-------- Data segment --------

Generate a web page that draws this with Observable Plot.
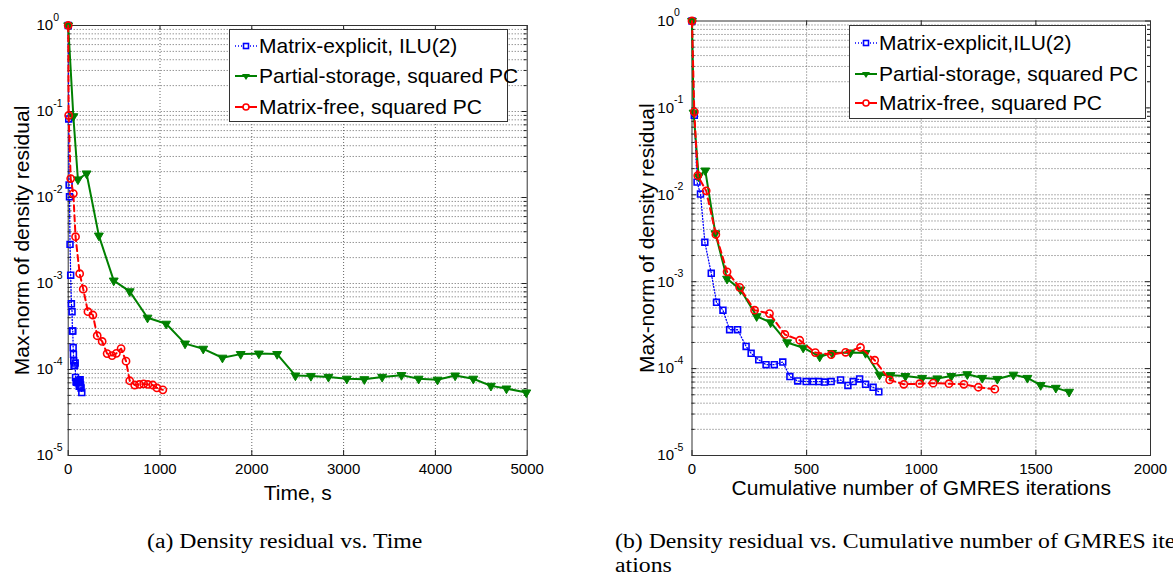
<!DOCTYPE html>
<html>
<head>
<meta charset="utf-8">
<script src="https://cdn.jsdelivr.net/npm/d3@7"></script>
<script src="https://cdn.jsdelivr.net/npm/@observablehq/plot@0.6"></script>
<style>
html,body{margin:0;padding:0;background:#fff;overflow:hidden;}
#wrap{position:relative;width:1173px;height:577px;overflow:hidden;font-family:"Liberation Sans",Arial,sans-serif;}
.panel{position:absolute;top:0;}
.legend{position:absolute;background:#fff;border:1px solid #333;box-sizing:border-box;font-size:21px;color:#000;}
.legend .row{position:absolute;height:30px;display:flex;align-items:center;white-space:nowrap;}
.legend svg{display:block;}
#captions{position:absolute;left:0;top:0;}
</style>
</head>
<body>
<div id="wrap">
  <div id="left" class="panel" style="left:0px"></div>
  <div id="right" class="panel" style="left:600px"></div>
  <svg id="captions" width="1173" height="577"></svg>
</div>
<script>
// ---------------- data ----------------
const seriesNames = ["Matrix-explicit, ILU(2)", "Partial-storage, squared PC", "Matrix-free, squared PC"];
const seriesNamesRight = ["Matrix-explicit,ILU(2)", "Partial-storage, squared PC", "Matrix-free, squared PC"];

// Matrix-explicit, ILU(2)
const explicitResidual = [1, 0.082, 0.014, 0.0102, 0.00285, 0.00125, 0.00058, 0.00047, 0.00028, 0.00028,
  0.00018, 0.00015, 0.000126, 0.000111, 0.000111, 0.000119, 8.1e-5, 7.2e-5, 7.1e-5, 7.1e-5,
  7.1e-5, 7.0e-5, 7.1e-5, 7.4e-5, 6.4e-5, 7.1e-5, 7.6e-5, 6.6e-5, 6.1e-5, 5.4e-5];
const explicitTime = [0, 6, 10, 14, 20, 27, 35, 42, 46, 50,
  54, 57, 60, 64, 70, 76, 80, 86, 92, 98,
  104, 108, 112, 116, 120, 125, 130, 135, 140, 148];
const explicitIters = [0, 10, 22, 37, 56, 84, 107, 135, 164, 199,
  236, 258, 291, 323, 359, 396, 427, 461, 498, 529,
  553, 578, 607, 648, 680, 703, 731, 757, 790, 815];

// Partial-storage, squared PC
const partialResidual = [1, 0.088, 0.0162, 0.019, 0.0036, 0.00108, 0.00081, 0.0004, 0.00034, 0.0002,
  0.000174, 0.000137, 0.000151, 0.000153, 0.000151, 8.5e-5, 8.4e-5, 8.2e-5, 7.8e-5, 7.7e-5,
  8.2e-5, 8.6e-5, 7.8e-5, 7.6e-5, 8.5e-5, 7.8e-5, 6.45e-5, 6.0e-5, 5.4e-5];
const partialTime = [0, 56, 106, 200, 334, 496, 670, 864, 1067, 1273,
  1471, 1680, 1879, 2077, 2276, 2475, 2644, 2835, 3035, 3226,
  3420, 3630, 3817, 4023, 4215, 4413, 4605, 4774, 4990];
const partialIters = [0, 7, 29, 58, 102, 153, 212, 282, 343, 415,
  485, 557, 611, 691, 757, 818, 866, 931, 1004, 1070,
  1131, 1201, 1266, 1332, 1402, 1463, 1521, 1587, 1645];

// Matrix-free, squared PC
const freeResidual = [1, 0.09, 0.0166, 0.0111, 0.0035, 0.0013, 0.00086, 0.00047, 0.00043, 0.000247,
  0.000212, 0.000153, 0.000145, 0.000154, 0.000175, 0.000125, 7.4e-5, 6.6e-5, 6.7e-5, 6.8e-5,
  6.7e-5, 6.6e-5, 6.1e-5, 5.8e-5];
const freeTime = [0, 5, 27, 56, 80, 125, 164, 215, 269, 316,
  370, 424, 478, 525, 576, 630, 670, 724, 775, 822,
  868, 922, 966, 1031];
const freeIters = [0, 10, 25, 62, 104, 153, 208, 273, 338, 405,
  470, 538, 607, 670, 735, 797, 862, 924, 993, 1052,
  1121, 1186, 1249, 1321];

const timeTicks = [0, 1000, 2000, 3000, 4000, 5000];
const iterTicks = [0, 500, 1000, 1500, 2000];
const decadeExponents = [0, -1, -2, -3, -4, -5];
const yLabel = "Max-norm of density residual";
const xLabelLeft = "Time, s";
const xLabelRight = "Cumulative number of GMRES iterations";
const captionA = "(a) Density residual vs. Time";
const captionB1 = "(b) Density residual vs. Cumulative number of GMRES iter-";
const captionB2 = "ations";

const colors = {blue: "#0000ff", green: "#008000", red: "#ff0000"};

// grid helpers
const yMajor = decadeExponents.map(e => 10 ** e);
const yMinor = d3.range(-5, 0).flatMap(e => d3.range(2, 10).map(k => k * 10 ** e));

function rows(res, xs) { return res.map((r, i) => ({x: xs[i], r})); }

function panel(o) {
  const iw = o.width - o.ml - o.mr;
  const ih = o.height - o.mt - o.mb;
  const blue = rows(explicitResidual, o.useTime ? explicitTime : explicitIters);
  const green = rows(partialResidual, o.useTime ? partialTime : partialIters);
  const red = rows(freeResidual, o.useTime ? freeTime : freeIters);
  const grid = {stroke: "#666", strokeDasharray: "1,2", strokeWidth: 1};
  return Plot.plot({
    width: o.width, height: o.height,
    marginLeft: o.ml, marginRight: o.mr, marginTop: o.mt, marginBottom: o.mb,
    style: {fontFamily: "'Liberation Sans', Arial, sans-serif", color: "#000", background: "transparent", overflow: "visible"},
    x: {domain: o.xDomain},
    y: {type: "log", domain: [1e-5, 1]},
    marks: [
      Plot.ruleY(yMinor, grid),
      Plot.ruleY(yMajor.slice(1, -1), grid),
      Plot.ruleX(o.xTicks.slice(1, -1), grid),
      // inward ticks
      Plot.tickY(yMinor, {stroke: "#222", insetRight: iw - 3}),
      Plot.tickY(yMinor, {stroke: "#222", insetLeft: iw - 3}),
      Plot.tickY(yMajor, {stroke: "#222", insetRight: iw - 5}),
      Plot.tickY(yMajor, {stroke: "#222", insetLeft: iw - 5}),
      Plot.tickX(o.xTicks, {stroke: "#222", insetTop: ih - 5}),
      Plot.tickX(o.xTicks, {stroke: "#222", insetBottom: ih - 5}),
      Plot.frame({stroke: "#333"}),
      Plot.axisX({ticks: o.xTicks, tickFormat: d => String(d), tickSize: 0, tickPadding: 8, fontSize: 15, label: null}),
      Plot.axisY({ticks: yMajor, tickFormat: () => "10", tickSize: 0, tickPadding: o.yPad, fontSize: 15, label: null}),
      Plot.text(decadeExponents, {y: e => 10 ** e, text: e => String(e), frameAnchor: "left", textAnchor: "start", dx: -o.yPad, dy: -8, fontSize: 10.5}),
      // series
      Plot.line(blue, {x: "x", y: "r", stroke: colors.blue, strokeWidth: 1.3, strokeDasharray: "1,2"}),
      Plot.dot(blue, {x: "x", y: "r", symbol: "square", r: 3.3, stroke: colors.blue, fill: "none", strokeWidth: 1.6}),
      Plot.line(green, {x: "x", y: "r", stroke: colors.green, strokeWidth: 2}),
      Plot.dot(green, {x: "x", y: "r", symbol: "triangle", rotate: 180, r: 3.3, stroke: colors.green, fill: colors.green, strokeWidth: 1}),
      Plot.line(red, {x: "x", y: "r", stroke: colors.red, strokeWidth: 2, strokeDasharray: "6,4"}),
      Plot.dot(red, {x: "x", y: "r", symbol: "circle", r: 3.6, stroke: colors.red, fill: "none", strokeWidth: 1.6}),
      // axis labels
      Plot.text([o.xLabel], {frameAnchor: "bottom", textAnchor: "middle", lineAnchor: "middle", dy: o.xLabelDy, fontSize: 21}),
      Plot.text([yLabel], {frameAnchor: "left", textAnchor: "middle", lineAnchor: "middle", rotate: -90, dx: o.yLabelDx, fontSize: 21})
    ]
  });
}

document.getElementById("left").append(panel({
  width: 560, height: 520, ml: 67.7, mr: 33.3, mt: 25, mb: 65,
  useTime: true, xDomain: [0, 5000], xTicks: timeTicks, yPad: 15,
  xLabel: xLabelLeft, xLabelDy: 38, yLabelDx: -45.7
}));
document.getElementById("right").append(panel({
  width: 573, height: 520, ml: 91.5, mr: 23, mt: 20.5, mb: 65,
  useTime: false, xDomain: [0, 2000], xTicks: iterTicks, yPad: 18,
  xLabel: xLabelRight, xLabelDy: 33, yLabelDx: -45
}));

// ---------------- legends ----------------
function swatch(kind) {
  const s = d3.create("svg").attr("width", 24).attr("height", 16);
  if (kind === 0) {
    s.append("line").attr("x1", 1).attr("x2", 23).attr("y1", 8).attr("y2", 8)
      .attr("stroke", colors.blue).attr("stroke-width", 1.5).attr("stroke-dasharray", "1,2");
    s.append("rect").attr("x", 9.5).attr("y", 5.5).attr("width", 5).attr("height", 5)
      .attr("fill", "#fff").attr("stroke", colors.blue).attr("stroke-width", 1.6);
  } else if (kind === 1) {
    s.append("line").attr("x1", 1).attr("x2", 23).attr("y1", 8).attr("y2", 8)
      .attr("stroke", colors.green).attr("stroke-width", 2);
    s.append("path").attr("d", "M8,6 L16,6 L12,12 Z").attr("fill", colors.green);
  } else {
    s.append("line").attr("x1", 1).attr("x2", 23).attr("y1", 8).attr("y2", 8)
      .attr("stroke", colors.red).attr("stroke-width", 2);
    s.append("circle").attr("cx", 12).attr("cy", 8).attr("r", 3)
      .attr("fill", "#fff").attr("stroke", colors.red).attr("stroke-width", 1.6);
  }
  return s.node();
}
function legend(names, box, centers) {
  const div = document.createElement("div");
  div.className = "legend";
  Object.assign(div.style, {left: box.x + "px", top: box.y + "px", width: box.w + "px", height: box.h + "px"});
  names.forEach((n, i) => {
    const row = document.createElement("div");
    row.className = "row";
    row.style.left = "4px";
    row.style.top = (centers[i] - 15) + "px";
    row.append(swatch(i));
    const sp = document.createElement("span");
    sp.textContent = n;
    sp.style.marginLeft = "1px";
    row.append(sp);
    div.append(row);
  });
  document.getElementById("wrap").append(div);
}
legend(seriesNames, {x: 229, y: 29, w: 279, h: 93}, [16, 46, 76.5]);
legend(seriesNamesRight, {x: 849, y: 25, w: 297, h: 94}, [16.5, 47.5, 77]);

// ---------------- captions ----------------
const cap = d3.select("#captions");
function capText(x, y, t) {
  cap.append("g").attr("transform", `translate(${x},${y}) scale(1.16,1)`)
    .append("text").attr("font-family", "'Liberation Serif', 'Times New Roman', serif")
    .attr("font-size", 20.5).attr("fill", "#000").text(t);
}
capText(147, 548, captionA);
capText(615, 548, captionB1);
capText(615, 572, captionB2);
</script>
</body>
</html>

--------

- Required task
Without any pictures, reproduce the lines from the first one in the material through the line that has "553, 578, 607, 648, 680, 703, 731, 757, 790, 815];", exactly as they appear.

- Solution to this exercise
Generate a web page that draws this with Observable Plot.
<!DOCTYPE html>
<html>
<head>
<meta charset="utf-8">
<script src="https://cdn.jsdelivr.net/npm/d3@7"></script>
<script src="https://cdn.jsdelivr.net/npm/@observablehq/plot@0.6"></script>
<style>
html,body{margin:0;padding:0;background:#fff;overflow:hidden;}
#wrap{position:relative;width:1173px;height:577px;overflow:hidden;font-family:"Liberation Sans",Arial,sans-serif;}
.panel{position:absolute;top:0;}
.legend{position:absolute;background:#fff;border:1px solid #333;box-sizing:border-box;font-size:21px;color:#000;}
.legend .row{position:absolute;height:30px;display:flex;align-items:center;white-space:nowrap;}
.legend svg{display:block;}
#captions{position:absolute;left:0;top:0;}
</style>
</head>
<body>
<div id="wrap">
  <div id="left" class="panel" style="left:0px"></div>
  <div id="right" class="panel" style="left:600px"></div>
  <svg id="captions" width="1173" height="577"></svg>
</div>
<script>
// ---------------- data ----------------
const seriesNames = ["Matrix-explicit, ILU(2)", "Partial-storage, squared PC", "Matrix-free, squared PC"];
const seriesNamesRight = ["Matrix-explicit,ILU(2)", "Partial-storage, squared PC", "Matrix-free, squared PC"];

// Matrix-explicit, ILU(2)
const explicitResidual = [1, 0.082, 0.014, 0.0102, 0.00285, 0.00125, 0.00058, 0.00047, 0.00028, 0.00028,
  0.00018, 0.00015, 0.000126, 0.000111, 0.000111, 0.000119, 8.1e-5, 7.2e-5, 7.1e-5, 7.1e-5,
  7.1e-5, 7.0e-5, 7.1e-5, 7.4e-5, 6.4e-5, 7.1e-5, 7.6e-5, 6.6e-5, 6.1e-5, 5.4e-5];
const explicitTime = [0, 6, 10, 14, 20, 27, 35, 42, 46, 50,
  54, 57, 60, 64, 70, 76, 80, 86, 92, 98,
  104, 108, 112, 116, 120, 125, 130, 135, 140, 148];
const explicitIters = [0, 10, 22, 37, 56, 84, 107, 135, 164, 199,
  236, 258, 291, 323, 359, 396, 427, 461, 498, 529,
  553, 578, 607, 648, 680, 703, 731, 757, 790, 815];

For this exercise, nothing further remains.